While the Secretary of State for the Interior, Laurent Nuñez, deplored that “more than 80 parliamentarians” have been targeted since the beginning of the Yellow Vest movement, in a climate of unparliamentary violence, Le Figaro reported that Le Pen has since filed a complaint for “death threats”.
In a tag painted on the wall of the room where she held a meeting, on Saturday, February 9, in Saint-Ébremond-de-Bonfossé, “AIR HAINE. Une balle dans le FRONT” could be read. Translated from French, it reads: “Air of hate.
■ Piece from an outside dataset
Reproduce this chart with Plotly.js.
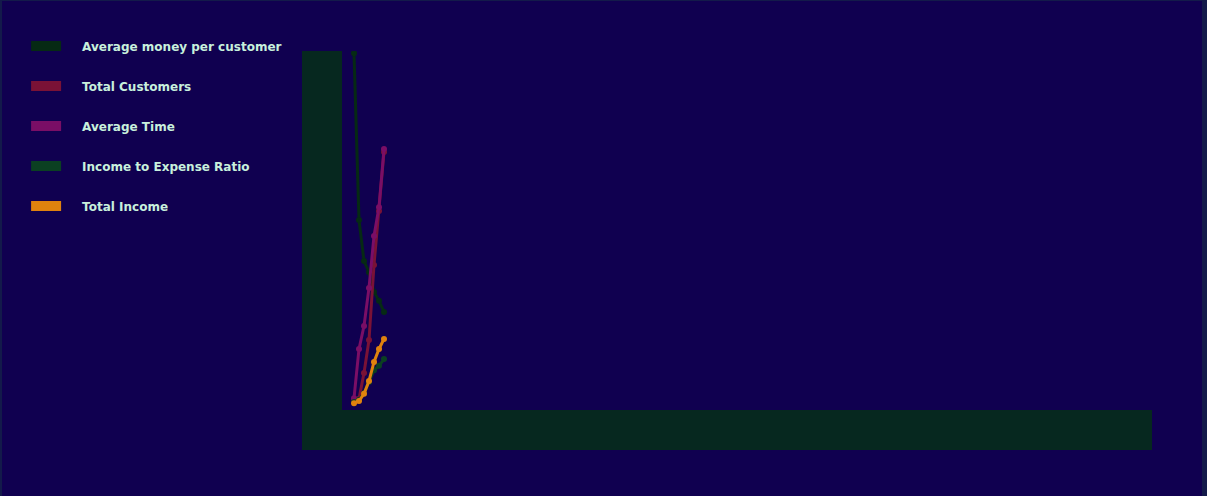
<!DOCTYPE html>
<html>
<head>
<meta charset="utf-8">
<script src="https://cdn.plot.ly/plotly-3.0.1.min.js"></script>
<style>
  html, body { margin: 0; padding: 0; background: #131a4a; }
  #chart { position: absolute; left: 2px; top: 1px; width: 1200px; height: 495px; }
</style>
</head>
<body>
<div id="chart"></div>
<script>
// ---- data ----
const periods = [1, 2, 3, 4, 5, 6, 7];
const seriesNames = ["Average money per customer", "Total Customers", "Average Time", "Income to Expense Ratio", "Total Income"];
const avgMoneyPerCustomer = [99.4, 52.9, 41.5, 38.4, 32.9, 30.4, 27.3];
const totalCustomers = [2.5, 3.1, 10.3, 19.5, 40.4, 55.4, 71.9];
const averageTime = [3.3, 17.0, 23.4, 34.0, 48.5, 56.5, 72.7];
const incomeToExpenseRatio = [2.2, 2.8, 4.7, 7.8, 11.1, 12.3, 14.2];
const totalIncome = [1.9, 2.5, 4.5, 8.1, 13.4, 17.0, 19.8];

const seriesValues = [avgMoneyPerCustomer, totalCustomers, averageTime, incomeToExpenseRatio, totalIncome];
const seriesColors = ["#062a14", "#7a1236", "#7a0e66", "#0b4022", "#e0820e"];

const traces = [];
seriesValues.forEach((vals, i) => {
  traces.push({
    x: periods, y: vals, type: "scatter", mode: "lines+markers",
    name: seriesNames[i], legendgroup: "g" + i, showlegend: false,
    line: { color: seriesColors[i], width: 3 },
    marker: { color: seriesColors[i], size: 6 },
    hoverinfo: "x+y+name"
  });
});
seriesValues.forEach((vals, i) => {
  traces.push({
    x: [null], y: [null], type: "scatter", mode: "lines",
    name: seriesNames[i], legendgroup: "g" + i, showlegend: true,
    line: { color: seriesColors[i], width: 10, dash: "30px,40px" }
  });
});

const layout = {
  width: 1200, height: 495,
  paper_bgcolor: "#100050",
  plot_bgcolor: "#100050",
  margin: { l: 340, r: 50, t: 50, b: 86, pad: 0 },
  showlegend: true,
  legend: {
    x: -0.390, y: 1.0544, xanchor: "left", yanchor: "top",
    traceorder: "grouped", tracegroupgap: 21, itemwidth: 46,
    font: { family: "DejaVu Sans, Verdana, sans-serif", size: 12, color: "#c8f0dc", weight: "bold" },
    bgcolor: "rgba(0,0,0,0)"
  },
  xaxis: {
    range: [-1.4, 160.6], showline: true, linewidth: 40, linecolor: "#06281f",
    showgrid: false, zeroline: false, showticklabels: false, ticks: ""
  },
  yaxis: {
    range: [0, 100], showline: true, linewidth: 40, linecolor: "#06281f",
    showgrid: false, zeroline: false, showticklabels: false, ticks: ""
  }
};

Plotly.newPlot("chart", traces, layout, { displayModeBar: false });
</script>
</body>
</html>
A bullet in the forehead.”
Some 500 National Rally militants had gathered in the multi-purpose hall to listen to Le Pen over the weekend.
The party was quick to react. “As President of the National Rally, formerly Front National, I have the honor to file a complaint for the offense of threats of committing a crime, the attempt of which is punishable by six months imprisonment, in this case death threats,” Marine Le Pen noted in a letter to the prosecutor of the high court of Coutances (Manche).
According to the President of the National Rally, the tag had “probably” been painted the day before the meeting, on Friday. In conference the next day, Marine Le Pen had taken a stand against the violence suffered by parliamentarians since November 17, during Act I by the Yellow Vests. ” We do not attack elected officials,” she said, denouncing “a rise in violence” of which the rightwing has been “victim” of for “so long”.
Before the start of the rally, dozens of left-wing activists had demonstrated, with music and banners, against the arrival of Marine Le Pen in Normandy. Mayor, Gerard Duval, will also file a complaint within a week, according to the court.
Commenting on the current diplomatic row between Paris and Rome, Le Pen said on Monday that Macron was using diplomacy as the means to achieve political ends, pushing the two countries towards a crisis.
“I believe that there is a political use of Emmanuel Macron’s very worrying diplomacy, putting our two countries at risk of crisis,” Le Pen told radio France Inter.
She added with a certain irony that the French president’s reaction toward an Italian leader’s meeting with anti-government protesters in France was not in line with his philosophy of open borders. Italian Deputy Prime Minister Luigi Di Maio met with the leaders of France’s protest movement last week.
“Emmanuel Macron, who wants the disappearance of borders, who has supported the idea of transnational lists, is scandalized by an Italian activist coming to talk to demonstrators in France,” Le Pen underscored.